◆ **TASK REQUIREMENTS**: Copy out each line below that has the word "this" in it.

◆ **LISTED RECORDS**:
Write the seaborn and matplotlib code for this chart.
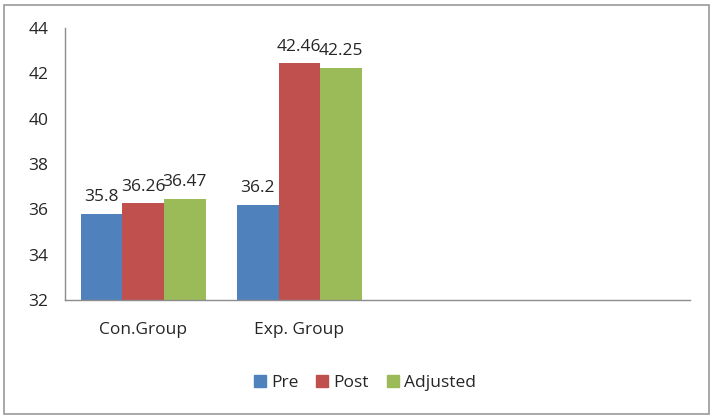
import pandas as pd
import matplotlib
matplotlib.use("Agg")
import matplotlib.pyplot as plt
import seaborn as sns
from matplotlib.patches import Rectangle

# data
groups = ["Con.Group", "Exp. Group"]
pre = [35.8, 36.2]
post = [36.26, 42.46]
adjusted = [36.47, 42.25]
series = ["Pre", "Post", "Adjusted"]
colors = ["#4F81BD", "#C0504D", "#9BBB59"]

df = pd.DataFrame({
    "group": groups * 3,
    "series": [s for s in series for _ in groups],
    "value": pre + post + adjusted,
})

sns.set_style("white")
plt.rcParams["font.family"] = ["Open Sans", "DejaVu Sans"]

fig = plt.figure(figsize=(7.13, 4.2), dpi=100)
ax = fig.add_axes([0.091, 0.286, 0.877, 0.647])

sns.barplot(data=df, x="group", y="value", hue="series", order=groups,
            hue_order=series, palette=colors, width=0.8, ax=ax, saturation=1,
            linewidth=0)

for cont in ax.containers:
    ax.bar_label(cont, fmt="%g", padding=6, fontsize=12.5)

# bars grow from the axis floor at 32
for p in ax.patches:
    h = p.get_height()
    if h > 0:
        p.set_y(32)
        p.set_height(h - 32)

ax.set_ylim(32, 44)
ax.set_yticks(range(32, 45, 2))
ax.set_xlim(-0.5, 3.5)
ax.set_xlabel("")
ax.set_ylabel("")
ax.tick_params(axis="both", length=0, labelsize=12.5)
ax.tick_params(axis="x", pad=16)
ax.tick_params(axis="y", pad=12)
for s in ["top", "right"]:
    ax.spines[s].set_visible(False)
for s in ["left", "bottom"]:
    ax.spines[s].set_color("#8c8c8c")
    ax.spines[s].set_linewidth(1)

ax.legend_.remove()
handles = [Rectangle((0, 0), 1, 1, color=c) for c in colors]
fig.legend(handles, series, loc="center", bbox_to_anchor=(0.512, 0.088),
           ncol=3, frameon=False, fontsize=12.5, handlelength=0.7,
           handleheight=0.7, handletextpad=0.3, columnspacing=1.0)

fig.patches.append(Rectangle((0.006, 0.014), 0.988, 0.974, transform=fig.transFigure,
                             fill=False, edgecolor="#9a9a9a", linewidth=1.2))

fig.savefig("out.png", dpi=100)
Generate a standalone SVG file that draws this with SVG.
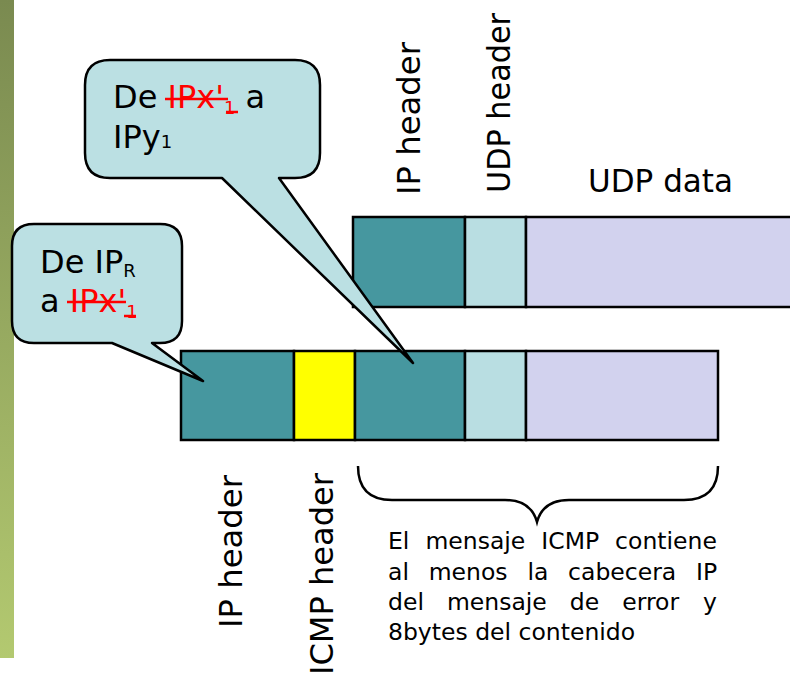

◆ **SOLUTION**:
Write the seaborn and matplotlib code for this chart.
Generate a standalone SVG file that draws this with SVG.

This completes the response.